In July, three unmanned missions blasted off to Mars – from China (Tianwen-1), the US (Nasa’s Mars 2020 Perseverance Rover) and the United Arab Emirates (Hope). The Chinese and American missions have lander craft that will seek signs of current or past life on Mars. Nasa is also planning to send its Europa Clipper probe to survey Jupiter’s moon Europa, and the robotic lander Dragonfly to Saturn’s moon Titan. Both moons are widely thought to be promising hunting grounds for life in our solar system – as are the underground oceans of Saturn’s icy moon Enceladus.

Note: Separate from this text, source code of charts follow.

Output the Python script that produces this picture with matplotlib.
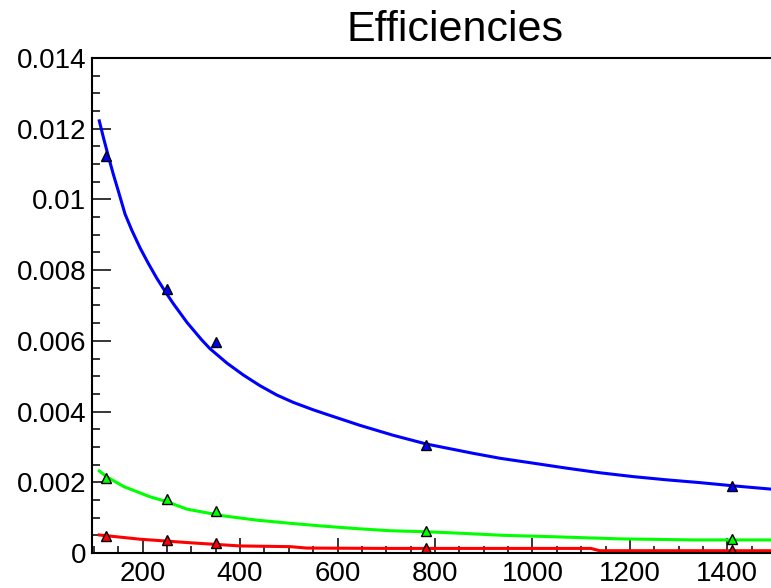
import matplotlib.pyplot as plt
from matplotlib.ticker import MultipleLocator

plt.rcParams['font.family'] = ['Liberation Sans', 'DejaVu Sans']

# measured points (triangles)
x_points = [125, 250, 350, 781, 1410]
blue_points = [0.01123, 0.00747, 0.00598, 0.00306, 0.00190]
green_points = [0.00211, 0.00152, 0.00119, 0.00062, 0.00040]
red_points = [0.00048, 0.00037, 0.00027, 0.00013, 0.000085]

# fitted curves
blue_x = [111, 120, 130, 140, 150, 164, 178, 195, 212, 229, 246, 263, 291, 321, 338,
          373, 407, 441, 475, 509, 550, 578, 646, 714, 783, 878, 933, 1002, 1070,
          1138, 1207, 1275, 1344, 1412, 1487]
blue_y = [0.01222, 0.01172, 0.01120, 0.01070, 0.01024, 0.00958, 0.00912, 0.00862,
          0.00818, 0.00777, 0.00740, 0.00705, 0.00652, 0.00603, 0.00578, 0.00537,
          0.00503, 0.00473, 0.00447, 0.00426, 0.00405, 0.00392, 0.00361, 0.00333,
          0.00308, 0.00282, 0.00268, 0.00254, 0.00240, 0.00227, 0.00216, 0.00207,
          0.00199, 0.00190, 0.00181]

green_x = [111, 127, 161, 215, 250, 291, 366, 434, 503, 571, 639, 708, 783, 851,
           940, 1043, 1179, 1330, 1487]
green_y = [0.00232, 0.00215, 0.00188, 0.00159, 0.00145, 0.00124, 0.00105, 0.00093,
           0.00084, 0.00076, 0.00069, 0.00063, 0.00060, 0.00056, 0.00050, 0.00046,
           0.00040, 0.00037, 0.00037]

red_x = [111, 195, 297, 400, 503, 537, 708, 900, 1120, 1138, 1487]
red_y = [0.00051, 0.00039, 0.00029, 0.00020, 0.00018, 0.00014, 0.00013, 0.00013,
         0.00013, 0.000065, 0.000065]

y_ticks = [0, 0.002, 0.004, 0.006, 0.008, 0.01, 0.012, 0.014]
y_tick_labels = ['0', '0.002', '0.004', '0.006', '0.008', '0.01', '0.012', '0.014']
x_ticks = [200, 400, 600, 800, 1000, 1200, 1400]

fig = plt.figure(figsize=(7.71, 5.88), dpi=100)
ax = fig.add_axes([0.1193, 0.0595, 0.9416, 0.842])

ax.plot(blue_x, blue_y, color='#0000ff', lw=2.2)
ax.plot(green_x, green_y, color='#00ff00', lw=2.2)
ax.plot(red_x, red_y, color='#ff0000', lw=2.2)

for pts, col in [(blue_points, '#0000ff'), (green_points, '#00ff00'), (red_points, '#ff0000')]:
    ax.plot(x_points, pts, ls='none', marker='^', ms=7.5, mfc=col, mec='black', mew=1)

ax.set_xlim(96, 1586)
ax.set_ylim(0, 0.014)
ax.set_yticks(y_ticks)
ax.set_yticklabels(y_tick_labels)
ax.set_xticks(x_ticks)
ax.xaxis.set_minor_locator(MultipleLocator(50))
ax.yaxis.set_minor_locator(MultipleLocator(0.0005))

ax.tick_params(axis='y', which='major', direction='in', length=13.7, width=1.1, labelsize=20, pad=4)
ax.tick_params(axis='y', which='minor', direction='in', length=5.8, width=1.1)
ax.tick_params(axis='x', which='major', direction='in', length=10.8, width=1.1, labelsize=20, pad=6)
ax.tick_params(axis='x', which='minor', direction='in', length=5, width=1.1)
ax.tick_params(top=False, right=False, which='both')

for sp in ax.spines.values():
    sp.set_linewidth(1.5)

ax.set_title('Efficiencies', fontsize=31, pad=12)

plt.savefig('out.png', dpi=100)
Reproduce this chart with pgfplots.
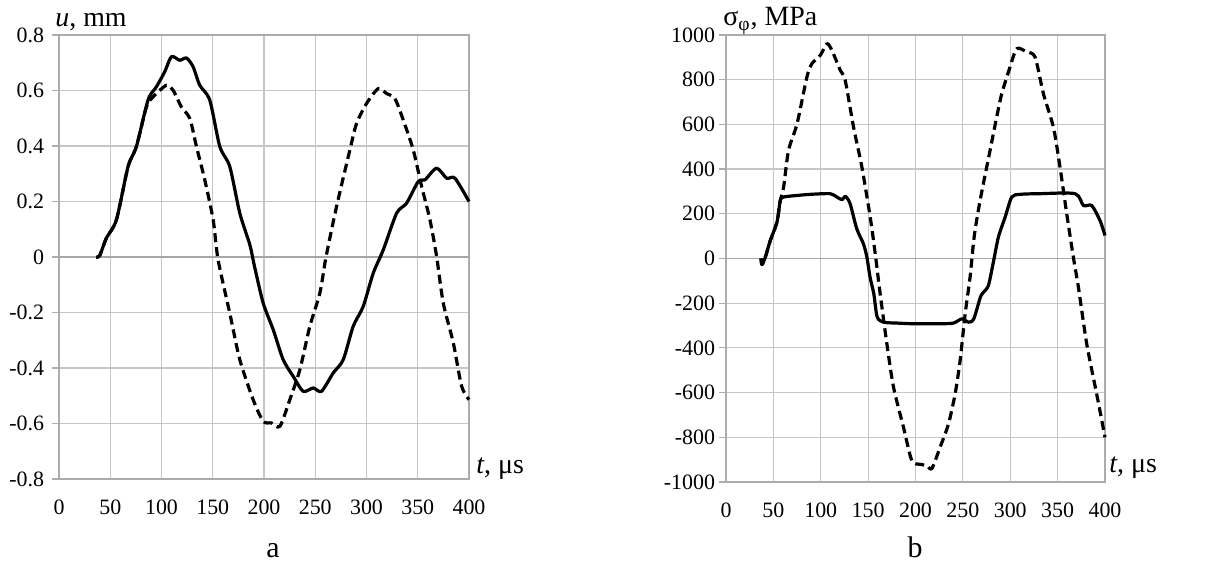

Meanwhile, we can now glimpse the chemical makeup of atmospheres of planets that orbit other stars (exoplanets), of which more than 4,000 are now known. Some hope these studies might disclose possible signatures of life.
But can any of these searches do their job properly unless we have a clear idea of what “life” is? Nasa’s unofficial working definition is “a self-sustaining chemical system capable of Darwinian evolution”. “Nasa needs a definition of life so it knows how to build detectors and what kinds of instruments to use on its missions,” says zoologist Arik Kershenbaum of the University of Cambridge. But not everyone thinks it is using the right one.
Astrobiologist Lynn Rothschild of Nasa’s Ames research centre in California sees a cautionary tale in AA Milne’s story from Winnie-the-Pooh, in which Pooh and Piglet hunt a Woozle without knowing what it looks like and mistake their own footprints for its tracks. “You can’t hunt for something if you have no idea what it is,” she says.